Во время их встречи в Петербурге это напряжение выходит наружу. Ставки для Дуни высоки, о чем свидетельствует близость квартиры мадам Ресслих. Многие детали являются отголосками наиболее значительных сцен «тет-а-тет»-романа. Мужчина и женщина остаются наедине, как Раскольников со своей жертвой в сцене убийства и с Соней во время своих визитов к ней. Как и в упомянутых сценах, мужчина и женщина балансируют на грани преступления против личности: убийства или изнасилования. Опасность для жертвы или агрессора заключается в запертой или незапертой двери, а рядом таится бестелесное, как призрак, но играющее важнейшую роль третье лицо: сестра убитой; подслушивающий Свидригайлов; Соня (которой не оказалось в соседней квартире). Мотив оружия, сделанного из металла и дерева (топора или револьвера), перекликается с материалами крестов на шеях у процентщицы и Лизаветы (и, разумеется, у Сони). При любом прочтении этой сцены необходимо принимать во внимание ключевой элемент: запертую дверь, которая изолирует двух героев от внешнего мира на время их столкновения[79]. После убийства Раскольников находит под кроватью своей жертвы шкатулку и забирает хранящуюся там бессмысленную смесь денег и драгоценностей – сокровище, которым он так и не воспользуется. Смелый читатель, возможно, сочтет запертую квартиру, в которой происходит диалог Свидригайлова с Дуней, ситуационной рифмой к запертой шкатулке убитой процентщицы, внутри которой находится сокровище – целомудрие, моральная чистота. Кому же принадлежит это сокровище?
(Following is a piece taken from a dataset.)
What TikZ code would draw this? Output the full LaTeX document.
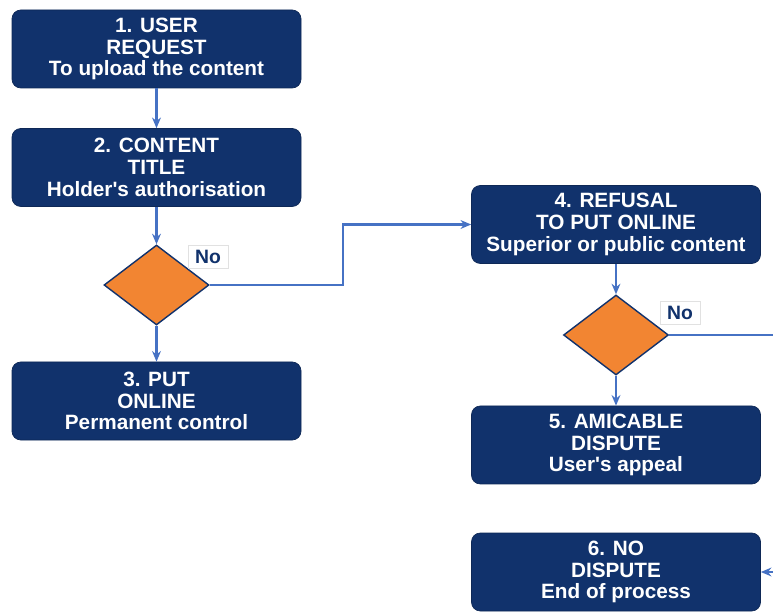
\documentclass[tikz,border=0pt]{standalone}
\usepackage{fontspec}
\setmainfont{Liberation Sans}
\usepackage{tikz}
\usetikzlibrary{arrows.meta, shapes.geometric}
\definecolor{boxnavy}{RGB}{17, 50, 108}
\definecolor{decorange}{RGB}{242, 133, 50}
\definecolor{linkblue}{RGB}{70, 114, 196}
\definecolor{labelgray}{RGB}{225, 225, 225}

\tikzset{
  stepbox/.style={draw=boxnavy!80!black, fill=boxnavy, rounded corners=5pt,
    minimum width=5.78cm, minimum height=1.56cm, align=center, text=white,
    font=\bfseries\fontsize{11.8}{12.4}\selectfont, inner sep=2pt},
  decision/.style={diamond, draw=boxnavy, fill=decorange, line width=0.8pt,
    minimum width=2.1cm, minimum height=1.6cm, inner sep=0pt},
  nolabel/.style={draw=labelgray, fill=white, text=boxnavy,
    font=\bfseries\fontsize{11}{12}\selectfont, minimum width=0.8cm,
    minimum height=0.45cm, inner sep=1pt},
  link/.style={linkblue, line width=1.4pt},
  linkarrow/.style={link, -{Stealth[length=6pt, width=5pt]}}
}

\begin{document}
\begin{tikzpicture}
        \clip (0, 0) rectangle (15.46, -12.24);
        \fill[white] (0, 0) rectangle (15.46, -12.24);

        % left column
        \node[stepbox] (request) at (3.13, -0.98) {1. USER\\REQUEST\\To upload the content};
        \node[stepbox] (title) at (3.13, -3.35) {2. CONTENT\\TITLE\\Holder\textquotesingle s authorisation};
        \node[decision] (check1) at (3.13, -5.7) {};
        \node[stepbox] (online) at (3.13, -8.02) {3. PUT\\ONLINE\\Permanent control};
        \node[nolabel] (no1) at (4.16, -5.14) {No};

        % right column
        \node[stepbox] (refusal) at (12.32, -4.49) {4. REFUSAL\\TO PUT ONLINE\\Superior or public content};
        \node[decision] (check2) at (12.32, -6.7) {};
        \node[stepbox] (amicable) at (12.32, -8.9) {5. AMICABLE\\DISPUTE\\User\textquotesingle s appeal};
        \node[stepbox] (nodispute) at (12.32, -11.44) {6. NO\\DISPUTE\\End of process};
        \node[nolabel] (no2) at (13.6, -6.26) {No};

        % connectors
        \coordinate (bend) at (6.86, -5.7);
        \coordinate (outside) at (15.9, -6.7);

        \draw[linkarrow] (request) -- (title);
        \draw[linkarrow] (title) -- (check1);
        \draw[linkarrow] (check1) -- (online);
        \draw[linkarrow] (check1.east) -- (bend) |- (refusal.west);
        \draw[linkarrow] (refusal) -- (check2);
        \draw[linkarrow] (check2) -- (amicable);
        \draw[linkarrow] (check2.east) -- (outside) |- (nodispute.east);

    \end{tikzpicture}
\end{document}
Параллель между тайной Раскольникова и тайной прежних отношений между Дуней и Свидригайловым окажется принципиальной для романа. Свидригайлов прямо связывает эти две тайны вместе: возможно, замысел Раскольникова зарождался в его голове как раз в то время, когда Свидригайлов и Дуня сидели по вечерам после ужина на террасе и беседовали, узнавая друг друга? «Кто знает, может, в то же самое время и говорили, когда он здесь лежал да свое обдумывал» [Достоевский 19726: 378]. Свидригайлов говорит Дуне правду, которую она не отрицает – его «суждения» были ей интересны [Достоевский 19726: 379]. Какие сомнения могут быть у нас относительно содержания (завуалированного или нет) этих разговоров? Свидригайлов напоминает Дуне о том, как ее усилия наставить его на путь истинный (соблазнить его вести свойственный ей целомудренный образ жизни) вынудили ее поддаться его чарам: «Видно, забыли, как в жару пропаганды уже склонялись и млели… Я по глазкам видел; помните, вечером-то, при луне-то, соловей-то еще свистал?» [Достоевский 19726: 381]. Мотивы и тайные помыслы Дуни столь же неоднозначны, как и ее брата.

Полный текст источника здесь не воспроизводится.